* **Material**
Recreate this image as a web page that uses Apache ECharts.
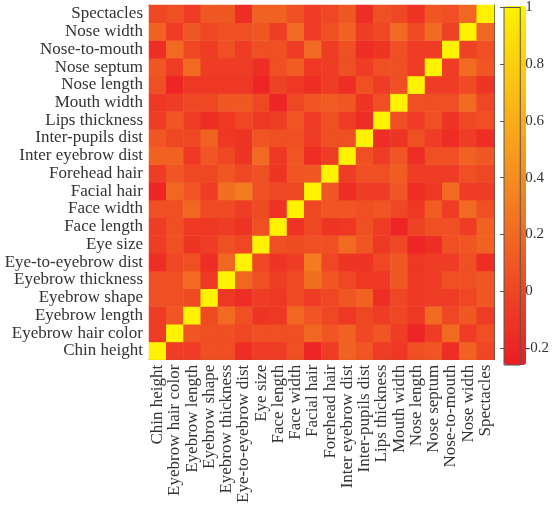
<!DOCTYPE html>
<html><head><meta charset="utf-8">
<script src="https://cdn.jsdelivr.net/npm/echarts@6/dist/echarts.min.js"></script>
<style>html,body{margin:0;padding:0;background:#fff}#c{width:552px;height:506px}</style>
</head><body><div id="c"></div>
<script>
// Feature names, bottom-to-top on the y axis, left-to-right on the x axis
const labels = [
  'Chin height','Eyebrow hair color','Eyebrow length','Eyebrow shape','Eyebrow thickness',
  'Eye-to-eyebrow dist','Eye size','Face length','Face width','Facial hair',
  'Forehead hair','Inter eyebrow dist','Inter-pupils dist','Lips thickness','Mouth width',
  'Nose length','Nose septum','Nose-to-mouth','Nose width','Spectacles'
];

// Lower triangle of the (symmetric) correlation matrix, row i has values for columns 0..i
const rowChinHeight      = [1];
const rowEyebrowHairCol  = [-0.05, 1];
const rowEyebrowLength   = [-0.05, 0.08, 1];
const rowEyebrowShape    = [0.05, 0.05, 0.03, 1];
const rowEyebrowThick    = [0.05, 0.05, 0.2, -0.08, 1];
const rowEyeToEyebrow    = [-0.15, 0.0, 0.05, -0.15, 0.18, 1];
const rowEyeSize         = [-0.05, 0.05, -0.1, -0.05, 0.05, 0.0, 1];
const rowFaceLength      = [-0.05, 0.05, -0.08, -0.08, -0.05, -0.1, 0.05, 1];
const rowFaceWidth       = [0.05, 0.05, 0.18, 0.02, 0.02, -0.05, 0.03, -0.12, 1];
const rowFacialHair      = [-0.2, 0.18, 0.08, -0.05, 0.22, 0.3, 0.05, 0.0, 0.0, 1];
const rowForeheadHair    = [-0.05, 0.08, 0.0, 0.0, 0.08, 0.0, 0.05, -0.1, 0.08, 0.1, 1];
const rowInterEyebrow    = [0.15, 0.15, -0.08, 0.08, 0.0, -0.1, 0.2, -0.08, 0.08, -0.15, -0.05, 1];
const rowInterPupils     = [0.08, 0.0, 0.0, 0.15, -0.08, -0.1, 0.08, 0.05, 0.05, -0.05, 0.05, 0.05, 1];
const rowLipsThickness   = [-0.05, 0.08, -0.05, -0.15, -0.08, 0.0, -0.08, -0.05, 0.08, -0.05, 0.05, -0.05, -0.15, 1];
const rowMouthWidth      = [-0.08, -0.05, 0.0, 0.0, 0.1, 0.1, 0.0, -0.2, 0.0, 0.08, 0.12, 0.08, -0.1, 0.05, 1];
const rowNoseLength      = [0.05, -0.2, -0.08, -0.08, -0.08, -0.08, -0.2, -0.02, -0.08, -0.15, -0.05, -0.15, 0.05, -0.05, 0.05, 1];
const rowNoseSeptum      = [0.08, -0.05, 0.2, -0.05, -0.05, -0.05, -0.15, 0.05, 0.12, -0.08, -0.05, 0.05, -0.05, 0.05, 0.05, -0.05, 1];
const rowNoseToMouth     = [-0.15, 0.2, 0.0, -0.05, 0.05, -0.05, 0.05, 0.05, -0.05, 0.2, -0.05, 0.05, -0.15, -0.1, 0.05, -0.05, -0.05, 1];
const rowNoseWidth       = [0.15, -0.05, 0.1, 0.0, 0.05, 0.05, 0.08, -0.05, 0.2, -0.05, 0.05, 0.15, -0.05, 0.0, 0.2, 0.02, 0.2, -0.02, 1];
const rowSpectacles      = [0.0, 0.05, -0.05, 0.1, 0.1, -0.15, 0.15, 0.15, 0.05, -0.05, 0.0, 0.1, -0.15, 0.05, 0.0, -0.1, 0.08, 0.05, 0.18, 1];

const lowerTri = [
  rowChinHeight, rowEyebrowHairCol, rowEyebrowLength, rowEyebrowShape, rowEyebrowThick,
  rowEyeToEyebrow, rowEyeSize, rowFaceLength, rowFaceWidth, rowFacialHair,
  rowForeheadHair, rowInterEyebrow, rowInterPupils, rowLipsThickness, rowMouthWidth,
  rowNoseLength, rowNoseSeptum, rowNoseToMouth, rowNoseWidth, rowSpectacles
];

// Colorbar
const colorbarTicks = [-0.2, 0, 0.2, 0.4, 0.6, 0.8, 1];
const colorMin = -0.26;
const colorMax = 1;
const colorStops = ['#ED1C24', '#EE3D24', '#F16322', '#F5881F', '#F9AA1A', '#FDCD0E', '#FFF200'];

const data = [];
for (let i = 0; i < labels.length; i++) {
  for (let j = 0; j < labels.length; j++) {
    const v = j <= i ? lowerTri[i][j] : lowerTri[j][i];
    data.push([j, i, v]);
  }
}

const axisColor = '#555';
const textColor = '#333';
const font = 'Liberation Serif';

const catAxisBase = {
  type: 'category', data: labels, gridIndex: 0,
  axisLine: { show: true, lineStyle: { color: axisColor, width: 1 } },
  axisTick: { show: true, inside: true, alignWithLabel: true, length: 4, interval: 0, lineStyle: { color: axisColor } },
  splitLine: { show: false }, splitArea: { show: false }
};

const chart = echarts.init(document.getElementById('c'), null, { renderer: 'canvas' });
chart.setOption({
  animation: false,
  backgroundColor: '#fff',
  textStyle: { fontFamily: font },
  grid: [
    { left: 149, top: 5, width: 345, height: 358, containLabel: false },
    { left: 504, top: 6, width: 22, height: 359, show: true, borderColor: axisColor, borderWidth: 1, backgroundColor: 'transparent', z: 10 }
  ],
  xAxis: [
    Object.assign({}, catAxisBase, {
      position: 'bottom',
      axisLabel: { rotate: 90, fontSize: 17, color: textColor, margin: 5, interval: 0, fontFamily: font }
    }),
    Object.assign({}, catAxisBase, { position: 'top', axisLabel: { show: false } }),
    { type: 'value', gridIndex: 1, min: 0, max: 1, show: false }
  ],
  yAxis: [
    Object.assign({}, catAxisBase, {
      position: 'left',
      axisLabel: { fontSize: 17, color: textColor, margin: 6, interval: 0, fontFamily: font }
    }),
    Object.assign({}, catAxisBase, { position: 'right', axisLabel: { show: false } }),
    {
      type: 'value', gridIndex: 1, min: colorMin, max: colorMax, position: 'right',
      axisLine: { show: false },
      axisTick: { show: true, inside: true, length: 4, customValues: colorbarTicks, lineStyle: { color: axisColor } },
      axisLabel: { show: true, customValues: colorbarTicks, fontSize: 15, color: textColor, margin: 5, fontFamily: font },
      splitLine: { show: false }
    }
  ],
  visualMap: {
    type: 'continuous', min: colorMin, max: colorMax, seriesIndex: 0, dimension: 2,
    calculable: false, show: true, orient: 'vertical',
    left: 504, top: 6, itemWidth: 22, itemHeight: 359, padding: 0,
    text: null, hoverLink: false,
    inRange: { color: colorStops }
  },
  series: [{
    type: 'heatmap', xAxisIndex: 0, yAxisIndex: 0, data: data,
    itemStyle: { borderWidth: 0 },
    emphasis: { disabled: true },
    progressive: 0
  }]
});
</script>
</body></html>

* **Description of the task**
Return each line from the material above exactly, but not the pictures.

* **Output of the task**
Recreate this image as a web page that uses Apache ECharts.
<!DOCTYPE html>
<html><head><meta charset="utf-8">
<script src="https://cdn.jsdelivr.net/npm/echarts@6/dist/echarts.min.js"></script>
<style>html,body{margin:0;padding:0;background:#fff}#c{width:552px;height:506px}</style>
</head><body><div id="c"></div>
<script>
// Feature names, bottom-to-top on the y axis, left-to-right on the x axis
const labels = [
  'Chin height','Eyebrow hair color','Eyebrow length','Eyebrow shape','Eyebrow thickness',
  'Eye-to-eyebrow dist','Eye size','Face length','Face width','Facial hair',
  'Forehead hair','Inter eyebrow dist','Inter-pupils dist','Lips thickness','Mouth width',
  'Nose length','Nose septum','Nose-to-mouth','Nose width','Spectacles'
];

// Lower triangle of the (symmetric) correlation matrix, row i has values for columns 0..i
const rowChinHeight      = [1];
const rowEyebrowHairCol  = [-0.05, 1];
const rowEyebrowLength   = [-0.05, 0.08, 1];
const rowEyebrowShape    = [0.05, 0.05, 0.03, 1];
const rowEyebrowThick    = [0.05, 0.05, 0.2, -0.08, 1];
const rowEyeToEyebrow    = [-0.15, 0.0, 0.05, -0.15, 0.18, 1];
const rowEyeSize         = [-0.05, 0.05, -0.1, -0.05, 0.05, 0.0, 1];
const rowFaceLength      = [-0.05, 0.05, -0.08, -0.08, -0.05, -0.1, 0.05, 1];
const rowFaceWidth       = [0.05, 0.05, 0.18, 0.02, 0.02, -0.05, 0.03, -0.12, 1];
const rowFacialHair      = [-0.2, 0.18, 0.08, -0.05, 0.22, 0.3, 0.05, 0.0, 0.0, 1];
const rowForeheadHair    = [-0.05, 0.08, 0.0, 0.0, 0.08, 0.0, 0.05, -0.1, 0.08, 0.1, 1];
const rowInterEyebrow    = [0.15, 0.15, -0.08, 0.08, 0.0, -0.1, 0.2, -0.08, 0.08, -0.15, -0.05, 1];
const rowInterPupils     = [0.08, 0.0, 0.0, 0.15, -0.08, -0.1, 0.08, 0.05, 0.05, -0.05, 0.05, 0.05, 1];
const rowLipsThickness   = [-0.05, 0.08, -0.05, -0.15, -0.08, 0.0, -0.08, -0.05, 0.08, -0.05, 0.05, -0.05, -0.15, 1];
const rowMouthWidth      = [-0.08, -0.05, 0.0, 0.0, 0.1, 0.1, 0.0, -0.2, 0.0, 0.08, 0.12, 0.08, -0.1, 0.05, 1];
const rowNoseLength      = [0.05, -0.2, -0.08, -0.08, -0.08, -0.08, -0.2, -0.02, -0.08, -0.15, -0.05, -0.15, 0.05, -0.05, 0.05, 1];
const rowNoseSeptum      = [0.08, -0.05, 0.2, -0.05, -0.05, -0.05, -0.15, 0.05, 0.12, -0.08, -0.05, 0.05, -0.05, 0.05, 0.05, -0.05, 1];
const rowNoseToMouth     = [-0.15, 0.2, 0.0, -0.05, 0.05, -0.05, 0.05, 0.05, -0.05, 0.2, -0.05, 0.05, -0.15, -0.1, 0.05, -0.05, -0.05, 1];
const rowNoseWidth       = [0.15, -0.05, 0.1, 0.0, 0.05, 0.05, 0.08, -0.05, 0.2, -0.05, 0.05, 0.15, -0.05, 0.0, 0.2, 0.02, 0.2, -0.02, 1];
const rowSpectacles      = [0.0, 0.05, -0.05, 0.1, 0.1, -0.15, 0.15, 0.15, 0.05, -0.05, 0.0, 0.1, -0.15, 0.05, 0.0, -0.1, 0.08, 0.05, 0.18, 1];

const lowerTri = [
  rowChinHeight, rowEyebrowHairCol, rowEyebrowLength, rowEyebrowShape, rowEyebrowThick,
  rowEyeToEyebrow, rowEyeSize, rowFaceLength, rowFaceWidth, rowFacialHair,
  rowForeheadHair, rowInterEyebrow, rowInterPupils, rowLipsThickness, rowMouthWidth,
  rowNoseLength, rowNoseSeptum, rowNoseToMouth, rowNoseWidth, rowSpectacles
];

// Colorbar
const colorbarTicks = [-0.2, 0, 0.2, 0.4, 0.6, 0.8, 1];
const colorMin = -0.26;
const colorMax = 1;
const colorStops = ['#ED1C24', '#EE3D24', '#F16322', '#F5881F', '#F9AA1A', '#FDCD0E', '#FFF200'];

const data = [];
for (let i = 0; i < labels.length; i++) {
  for (let j = 0; j < labels.length; j++) {
    const v = j <= i ? lowerTri[i][j] : lowerTri[j][i];
    data.push([j, i, v]);
  }
}

const axisColor = '#555';
const textColor = '#333';
const font = 'Liberation Serif';

const catAxisBase = {
  type: 'category', data: labels, gridIndex: 0,
  axisLine: { show: true, lineStyle: { color: axisColor, width: 1 } },
  axisTick: { show: true, inside: true, alignWithLabel: true, length: 4, interval: 0, lineStyle: { color: axisColor } },
  splitLine: { show: false }, splitArea: { show: false }
};

const chart = echarts.init(document.getElementById('c'), null, { renderer: 'canvas' });
chart.setOption({
  animation: false,
  backgroundColor: '#fff',
  textStyle: { fontFamily: font },
  grid: [
    { left: 149, top: 5, width: 345, height: 358, containLabel: false },
    { left: 504, top: 6, width: 22, height: 359, show: true, borderColor: axisColor, borderWidth: 1, backgroundColor: 'transparent', z: 10 }
  ],
  xAxis: [
    Object.assign({}, catAxisBase, {
      position: 'bottom',
      axisLabel: { rotate: 90, fontSize: 17, color: textColor, margin: 5, interval: 0, fontFamily: font }
    }),
    Object.assign({}, catAxisBase, { position: 'top', axisLabel: { show: false } }),
    { type: 'value', gridIndex: 1, min: 0, max: 1, show: false }
  ],
  yAxis: [
    Object.assign({}, catAxisBase, {
      position: 'left',
      axisLabel: { fontSize: 17, color: textColor, margin: 6, interval: 0, fontFamily: font }
    }),
    Object.assign({}, catAxisBase, { position: 'right', axisLabel: { show: false } }),
    {
      type: 'value', gridIndex: 1, min: colorMin, max: colorMax, position: 'right',
      axisLine: { show: false },
      axisTick: { show: true, inside: true, length: 4, customValues: colorbarTicks, lineStyle: { color: axisColor } },
      axisLabel: { show: true, customValues: colorbarTicks, fontSize: 15, color: textColor, margin: 5, fontFamily: font },
      splitLine: { show: false }
    }
  ],
  visualMap: {
    type: 'continuous', min: colorMin, max: colorMax, seriesIndex: 0, dimension: 2,
    calculable: false, show: true, orient: 'vertical',
    left: 504, top: 6, itemWidth: 22, itemHeight: 359, padding: 0,
    text: null, hoverLink: false,
    inRange: { color: colorStops }
  },
  series: [{
    type: 'heatmap', xAxisIndex: 0, yAxisIndex: 0, data: data,
    itemStyle: { borderWidth: 0 },
    emphasis: { disabled: true },
    progressive: 0
  }]
});
</script>
</body></html>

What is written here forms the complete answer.